--- Begin ---

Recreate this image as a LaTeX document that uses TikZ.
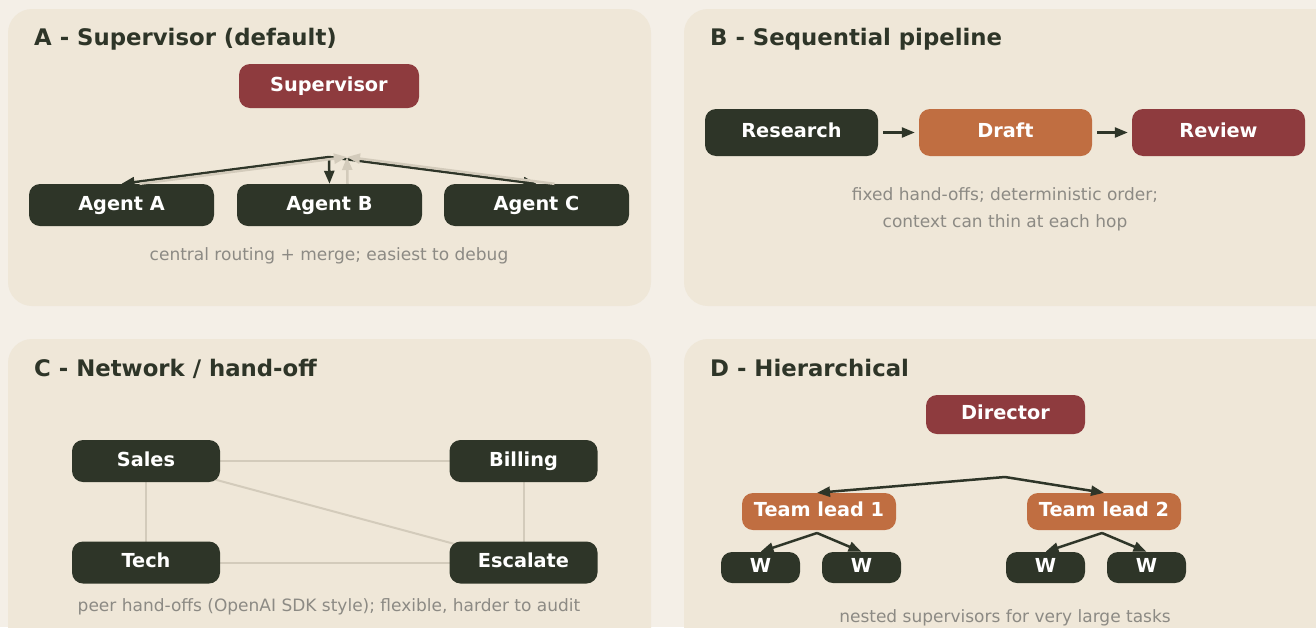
\documentclass[tikz,border=0pt]{standalone}
\usepackage{fontspec}
\setmainfont{DejaVu Sans}
\usetikzlibrary{arrows.meta}
\definecolor{pagebg}{HTML}{F4EFE7}
\definecolor{panelbg}{HTML}{EFE7D8}
\definecolor{ink}{HTML}{2E3528}
\definecolor{wine}{HTML}{8E3B3E}
\definecolor{rust}{HTML}{C06E41}
\definecolor{muted}{HTML}{8C8A84}
\definecolor{faint}{HTML}{D3CBBB}
\begin{document}
\begin{tikzpicture}[x=1pt,y=-1pt,
  panel/.style={fill=panelbg, rounded corners=24pt},
  heading/.style={anchor=base west, inner sep=0pt, text=ink, font=\fontsize{22.8}{26}\selectfont\bfseries},
  note/.style={text=muted, inner sep=0pt, font=\fontsize{17}{27}\selectfont, align=center},
  box/.style 2 args={rounded corners=11pt, text=white, inner sep=0pt,
    font=\fontsize{19.3}{22}\selectfont\bfseries, text height=14pt, text depth=4pt,
    minimum width=#1, minimum height=#2},
  darkbox/.style={fill=ink},
  redbox/.style={fill=wine},
  orangebox/.style={fill=rust},
  link/.style={draw=ink, line width=2.5pt, -{Triangle[length=13pt,width=10pt]}},
  backlink/.style={draw=faint, line width=2.5pt, -{Triangle[length=13pt,width=10pt]}},
  peer/.style={draw=faint, line width=2pt},
]
\useasboundingbox (0,0) rectangle (1316,627);
\fill[pagebg] (0,0) rectangle (1316,627);
\begin{scope}
\clip (0,0) rectangle (1316,627);
\fill[panel] (8,9) rectangle (651,306);
\fill[panel] (684,9) rectangle (1350,306);
\fill[panel] (8,339) rectangle (651,660);
\fill[panel] (684,339) rectangle (1350,660);
\end{scope}

% ---- A: supervisor ----
\node[heading] (titleA) at (34,45) {A - Supervisor (default)};
\node[box={180pt}{44pt}, redbox] (sup) at (329,86) {Supervisor};
\node[box={185pt}{42pt}, darkbox] (agA) at (121.5,205) {Agent A};
\node[box={185pt}{42pt}, darkbox] (agB) at (329.5,205) {Agent B};
\node[box={185pt}{42pt}, darkbox] (agC) at (536.5,205) {Agent C};
\coordinate (fanout) at (329,157);
\coordinate (merge) at (347,157);
\draw[link] (fanout) -- (agA.north);
\draw[link] (fanout) -- (agB.north);
\draw[link] (fanout) -- (agC.north);
\draw[backlink] ([xshift=18pt]agA.north) -- (merge);
\draw[backlink] ([xshift=18pt]agB.north) -- (merge);
\draw[backlink] ([xshift=18pt]agC.north) -- (merge);
\node[note] (capA) at (329,255.5) {central routing + merge; easiest to debug};

% ---- B: sequential pipeline ----
\node[heading] (titleB) at (710,45) {B - Sequential pipeline};
\node[box={173pt}{47pt}, darkbox] (research) at (791.5,132.5) {Research};
\node[box={173pt}{47pt}, orangebox] (draft) at (1005.5,132.5) {Draft};
\node[box={173pt}{47pt}, redbox] (review) at (1218.5,132.5) {Review};
\draw[link, shorten <=5pt, shorten >=4pt] (research) -- (draft);
\draw[link, shorten <=5pt, shorten >=4pt] (draft) -- (review);
\node[note] (capB) at (1005,209) {fixed hand-offs; deterministic order;\\context can thin at each hop};

% ---- C: network ----
\node[heading] (titleC) at (34,376) {C - Network / hand-off};
\coordinate (cSales) at (146,461);
\coordinate (cBilling) at (523.5,461);
\coordinate (cTech) at (146,562.5);
\coordinate (cEscalate) at (523.5,562.5);
\draw[peer] (cSales) -- (cBilling);
\draw[peer] (cSales) -- (cTech);
\draw[peer] (cBilling) -- (cEscalate);
\draw[peer] (cTech) -- (cEscalate);
\draw[peer] (cSales) -- (cEscalate);
\node[box={148pt}{42pt}, darkbox] (sales) at (cSales) {Sales};
\node[box={148pt}{42pt}, darkbox] (billing) at (cBilling) {Billing};
\node[box={148pt}{42pt}, darkbox] (tech) at (cTech) {Tech};
\node[box={148pt}{42pt}, darkbox] (escalate) at (cEscalate) {Escalate};
\node[note] (capC) at (329,607) {peer hand-offs (OpenAI SDK style); flexible, harder to audit};

% ---- D: hierarchical ----
\node[heading] (titleD) at (710,376) {D - Hierarchical};
\node[box={159pt}{39pt}, redbox] (director) at (1005.5,414.5) {Director};
\node[box={154pt}{37pt}, orangebox] (lead1) at (819,511.5) {Team lead 1};
\node[box={154pt}{37pt}, orangebox] (lead2) at (1104,511.5) {Team lead 2};
\node[box={79pt}{31pt}, darkbox] (w1) at (760.5,567.5) {W};
\node[box={79pt}{31pt}, darkbox] (w2) at (861.5,567.5) {W};
\node[box={79pt}{31pt}, darkbox] (w3) at (1045.5,567.5) {W};
\node[box={79pt}{31pt}, darkbox] (w4) at (1146.5,567.5) {W};
\coordinate (split) at (1005,477);
\coordinate (split1) at (817,533);
\coordinate (split2) at (1102,533);
\draw[link] (split) -- ([xshift=-2pt]lead1.north);
\draw[link] (split) -- (lead2.north);
\draw[link] (split1) -- (w1.north);
\draw[link] (split1) -- (w2.north);
\draw[link] (split2) -- (w3.north);
\draw[link] (split2) -- (w4.north);
\node[note] (capD) at (1005,617.5) {nested supervisors for very large tasks};
\end{tikzpicture}
\end{document}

--- End ---

- [WHAT IS NEEDED]:
Restate the full listing verbatim and drop every picture.

- [CORRECT ANSWER]:
Recreate this image as a LaTeX document that uses TikZ.
\documentclass[tikz,border=0pt]{standalone}
\usepackage{fontspec}
\setmainfont{DejaVu Sans}
\usetikzlibrary{arrows.meta}
\definecolor{pagebg}{HTML}{F4EFE7}
\definecolor{panelbg}{HTML}{EFE7D8}
\definecolor{ink}{HTML}{2E3528}
\definecolor{wine}{HTML}{8E3B3E}
\definecolor{rust}{HTML}{C06E41}
\definecolor{muted}{HTML}{8C8A84}
\definecolor{faint}{HTML}{D3CBBB}
\begin{document}
\begin{tikzpicture}[x=1pt,y=-1pt,
  panel/.style={fill=panelbg, rounded corners=24pt},
  heading/.style={anchor=base west, inner sep=0pt, text=ink, font=\fontsize{22.8}{26}\selectfont\bfseries},
  note/.style={text=muted, inner sep=0pt, font=\fontsize{17}{27}\selectfont, align=center},
  box/.style 2 args={rounded corners=11pt, text=white, inner sep=0pt,
    font=\fontsize{19.3}{22}\selectfont\bfseries, text height=14pt, text depth=4pt,
    minimum width=#1, minimum height=#2},
  darkbox/.style={fill=ink},
  redbox/.style={fill=wine},
  orangebox/.style={fill=rust},
  link/.style={draw=ink, line width=2.5pt, -{Triangle[length=13pt,width=10pt]}},
  backlink/.style={draw=faint, line width=2.5pt, -{Triangle[length=13pt,width=10pt]}},
  peer/.style={draw=faint, line width=2pt},
]
\useasboundingbox (0,0) rectangle (1316,627);
\fill[pagebg] (0,0) rectangle (1316,627);
\begin{scope}
\clip (0,0) rectangle (1316,627);
\fill[panel] (8,9) rectangle (651,306);
\fill[panel] (684,9) rectangle (1350,306);
\fill[panel] (8,339) rectangle (651,660);
\fill[panel] (684,339) rectangle (1350,660);
\end{scope}

% ---- A: supervisor ----
\node[heading] (titleA) at (34,45) {A - Supervisor (default)};
\node[box={180pt}{44pt}, redbox] (sup) at (329,86) {Supervisor};
\node[box={185pt}{42pt}, darkbox] (agA) at (121.5,205) {Agent A};
\node[box={185pt}{42pt}, darkbox] (agB) at (329.5,205) {Agent B};
\node[box={185pt}{42pt}, darkbox] (agC) at (536.5,205) {Agent C};
\coordinate (fanout) at (329,157);
\coordinate (merge) at (347,157);
\draw[link] (fanout) -- (agA.north);
\draw[link] (fanout) -- (agB.north);
\draw[link] (fanout) -- (agC.north);
\draw[backlink] ([xshift=18pt]agA.north) -- (merge);
\draw[backlink] ([xshift=18pt]agB.north) -- (merge);
\draw[backlink] ([xshift=18pt]agC.north) -- (merge);
\node[note] (capA) at (329,255.5) {central routing + merge; easiest to debug};

% ---- B: sequential pipeline ----
\node[heading] (titleB) at (710,45) {B - Sequential pipeline};
\node[box={173pt}{47pt}, darkbox] (research) at (791.5,132.5) {Research};
\node[box={173pt}{47pt}, orangebox] (draft) at (1005.5,132.5) {Draft};
\node[box={173pt}{47pt}, redbox] (review) at (1218.5,132.5) {Review};
\draw[link, shorten <=5pt, shorten >=4pt] (research) -- (draft);
\draw[link, shorten <=5pt, shorten >=4pt] (draft) -- (review);
\node[note] (capB) at (1005,209) {fixed hand-offs; deterministic order;\\context can thin at each hop};

% ---- C: network ----
\node[heading] (titleC) at (34,376) {C - Network / hand-off};
\coordinate (cSales) at (146,461);
\coordinate (cBilling) at (523.5,461);
\coordinate (cTech) at (146,562.5);
\coordinate (cEscalate) at (523.5,562.5);
\draw[peer] (cSales) -- (cBilling);
\draw[peer] (cSales) -- (cTech);
\draw[peer] (cBilling) -- (cEscalate);
\draw[peer] (cTech) -- (cEscalate);
\draw[peer] (cSales) -- (cEscalate);
\node[box={148pt}{42pt}, darkbox] (sales) at (cSales) {Sales};
\node[box={148pt}{42pt}, darkbox] (billing) at (cBilling) {Billing};
\node[box={148pt}{42pt}, darkbox] (tech) at (cTech) {Tech};
\node[box={148pt}{42pt}, darkbox] (escalate) at (cEscalate) {Escalate};
\node[note] (capC) at (329,607) {peer hand-offs (OpenAI SDK style); flexible, harder to audit};

% ---- D: hierarchical ----
\node[heading] (titleD) at (710,376) {D - Hierarchical};
\node[box={159pt}{39pt}, redbox] (director) at (1005.5,414.5) {Director};
\node[box={154pt}{37pt}, orangebox] (lead1) at (819,511.5) {Team lead 1};
\node[box={154pt}{37pt}, orangebox] (lead2) at (1104,511.5) {Team lead 2};
\node[box={79pt}{31pt}, darkbox] (w1) at (760.5,567.5) {W};
\node[box={79pt}{31pt}, darkbox] (w2) at (861.5,567.5) {W};
\node[box={79pt}{31pt}, darkbox] (w3) at (1045.5,567.5) {W};
\node[box={79pt}{31pt}, darkbox] (w4) at (1146.5,567.5) {W};
\coordinate (split) at (1005,477);
\coordinate (split1) at (817,533);
\coordinate (split2) at (1102,533);
\draw[link] (split) -- ([xshift=-2pt]lead1.north);
\draw[link] (split) -- (lead2.north);
\draw[link] (split1) -- (w1.north);
\draw[link] (split1) -- (w2.north);
\draw[link] (split2) -- (w3.north);
\draw[link] (split2) -- (w4.north);
\node[note] (capD) at (1005,617.5) {nested supervisors for very large tasks};
\end{tikzpicture}
\end{document}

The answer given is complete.